The University provided a hotel boat and tents for international students who were struggling to find accommodation last September. But for many, the hotel boat proved to be too expensive and the tents made certain students feel unsafe.
“I couldn’t find a place to live in Groningen for a month,” said Spanish student Christina Llera (19) who stayed at the hostel from September to October 2018.
“This is my first hostel experience and my mum thought this would be a safe place for me to stay. I did not want to stay in the tents, I did not feel comfortable with that idea,” she said.
The hostel was a place of refuge for Christina during this time. She was frustrated by the lack of housing options within the city. She met many students at Rebel Rebel in a similar situation.
“I really liked the ambience at the hostel. There was a nice vibe and it was always clean. I met some amazing people and we kind of formed a student community within the hostel while we were waiting for solutions. It was really special,” said Christina.
A formula for success
Rebel Rebel recently marked its two year anniversary and celebrated with a week of activities ranging from lip-syncing performances to a shuffleboard competition.
The girls also provide a range of alternative workshops and classes to keep their guests entertained. They have previously hosted yoga classes, tie-dye workshops, escape room tours, live music events and even hot-tub parties on site.
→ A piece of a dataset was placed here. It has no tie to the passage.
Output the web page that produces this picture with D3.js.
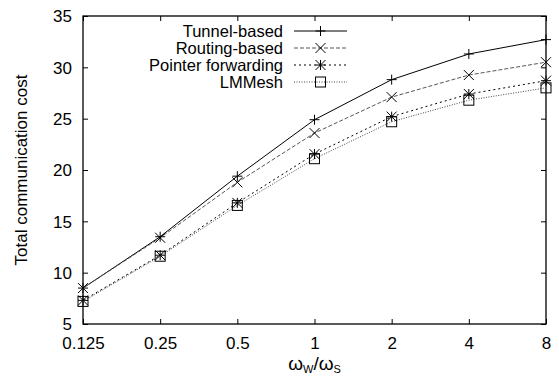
<!DOCTYPE html>
<html><head><meta charset="utf-8">
<script src="https://cdn.jsdelivr.net/npm/d3@7"></script>
<style>body{margin:0;background:#fff}svg{display:block}text{font-family:"Liberation Sans",Arial,sans-serif;fill:#000}</style>
</head><body>
<script>
const xValues = [0.125, 0.25, 0.5, 1, 2, 4, 8];
const xTickLabels = ["0.125", "0.25", "0.5", "1", "2", "4", "8"];
const yTicks = [5, 10, 15, 20, 25, 30, 35];
const seriesNames = ["Tunnel-based", "Routing-based", "Pointer forwarding", "LMMesh"];
const tunnel = [8.5, 13.5, 19.4, 24.9, 28.8, 31.3, 32.7];
const routing = [8.5, 13.4, 18.8, 23.6, 27.1, 29.25, 30.5];
const pointer = [7.3, 11.7, 16.8, 21.55, 25.2, 27.4, 28.7];
const lmmesh = [7.2, 11.6, 16.55, 21.1, 24.7, 26.8, 28.0];
const seriesValues = [tunnel, routing, pointer, lmmesh];
const styles = [
  {stroke:"#000", dash:null, marker:"plus"},
  {stroke:"#555", dash:"4,2", marker:"cross"},
  {stroke:"#000", dash:"2,3", marker:"star"},
  {stroke:"#444", dash:"1,1.5", marker:"box"}
];

const W = 559, H = 377;
const m = {l:83, r:13, t:16, b:53};
const FS = "17px";
const svg = d3.select("body").append("svg").attr("width", W).attr("height", H);
const x = d3.scaleLog().base(2).domain([0.125, 8]).range([m.l, W - m.r]);
const y = d3.scaleLinear().domain([5, 35]).range([H - m.b, m.t]);

const xa = d3.axisBottom(x).tickValues(xValues).tickFormat((d,i)=>xTickLabels[i]).tickSizeInner(-5).tickSizeOuter(0).tickPadding(13);
const xg = svg.append("g").attr("transform",`translate(0,${H-m.b})`).call(xa);
const xt = svg.append("g").attr("transform",`translate(0,${m.t})`).call(d3.axisTop(x).tickValues(xValues).tickFormat("").tickSizeInner(-5).tickSizeOuter(0));
const ya = d3.axisLeft(y).tickValues(yTicks).tickSizeInner(-5).tickSizeOuter(0).tickPadding(11);
const yg = svg.append("g").attr("transform",`translate(${m.l},0)`).call(ya);
const yr = svg.append("g").attr("transform",`translate(${W-m.r},0)`).call(d3.axisRight(y).tickValues(yTicks).tickFormat("").tickSizeInner(-5).tickSizeOuter(0));
[xg,xt,yg,yr].forEach(a=>{a.select(".domain").remove();a.selectAll("line").attr("stroke","#000");a.selectAll("text").attr("font-size",FS).attr("font-family","Liberation Sans, Arial, sans-serif");});
xg.selectAll("text").attr("dy","0.71em");
yg.selectAll("text").attr("dy","0.35em");
svg.append("rect").attr("x",m.l).attr("y",m.t).attr("width",W-m.r-m.l).attr("height",H-m.b-m.t).attr("fill","none").attr("stroke","#000").attr("stroke-width",1.3);

svg.append("text").attr("transform",`translate(27,${(m.t+H-m.b)/2}) rotate(-90)`).attr("text-anchor","middle").attr("font-size",FS).text("Total communication cost");
const xl = svg.append("text").attr("x",x(1)).attr("y",370).attr("text-anchor","middle").attr("font-size","19px").attr("font-family","DejaVu Serif, serif");
xl.append("tspan").text("ω");
xl.append("tspan").attr("dy",3).attr("font-size","11px").attr("font-family","Liberation Sans, Arial").text("W");
xl.append("tspan").attr("dy",-3).text("/ω");
xl.append("tspan").attr("dy",3).attr("font-size","11px").attr("font-family","Liberation Sans, Arial").text("S");

function drawMarker(sel, type, cx, cy, color){
  const s = 5;
  const gg = sel.append("g").attr("stroke",color).attr("stroke-width",1).attr("fill","none");
  if(type==="plus"||type==="star"){
    gg.append("line").attr("x1",cx-s).attr("x2",cx+s).attr("y1",cy).attr("y2",cy);
    gg.append("line").attr("x1",cx).attr("x2",cx).attr("y1",cy-s).attr("y2",cy+s);
  }
  if(type==="cross"||type==="star"){
    gg.append("line").attr("x1",cx-s).attr("x2",cx+s).attr("y1",cy-s).attr("y2",cy+s);
    gg.append("line").attr("x1",cx-s).attr("x2",cx+s).attr("y1",cy+s).attr("y2",cy-s);
  }
  if(type==="box"){
    gg.append("rect").attr("x",cx-5).attr("y",cy-5).attr("width",10).attr("height",10);
  }
}

const line = d3.line().x((d,i)=>x(xValues[i])).y(d=>y(d));
const plot = svg.append("g");
seriesValues.forEach((vals,k)=>{
  const st = styles[k];
  plot.append("path").datum(vals).attr("d",line).attr("fill","none").attr("stroke",st.stroke).attr("stroke-width",1).attr("stroke-dasharray",st.dash);
  vals.forEach((v,i)=>drawMarker(plot, st.marker, x(xValues[i]), y(v), "#000"));
});

const legY = [31, 48, 65, 82];
seriesNames.forEach((n,k)=>{
  const st = styles[k];
  svg.append("text").attr("x",283).attr("y",legY[k]).attr("dy","0.35em").attr("text-anchor","end").attr("font-size","16.5px").text(n);
  svg.append("line").attr("x1",294).attr("x2",347).attr("y1",legY[k]).attr("y2",legY[k]).attr("stroke",st.stroke).attr("stroke-dasharray",st.dash);
  drawMarker(svg, st.marker, 320.5, legY[k], "#000");
});
</script>
</body></html>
Guests of Rebel Rebel praise the hostel for its unpretentiousness and for its friendly ambience, yet the pleasant atmosphere at Rebel Rebel is due to a number of distinctive factors. “The location and set up makes this place unique, but the vibe here is natural, something intangible,” says Anna.
“This is just our idea of a hostel. The classes that we organise are things we like to do ourselves. So we bring these ideas to the hostel so that we can all join in and have fun together,” finishes Anika.
Despite their success and their plans for expansion, these two girls are admirably humble when describing what they have achieved. “We are just staying true to ourselves,” concludes Anna.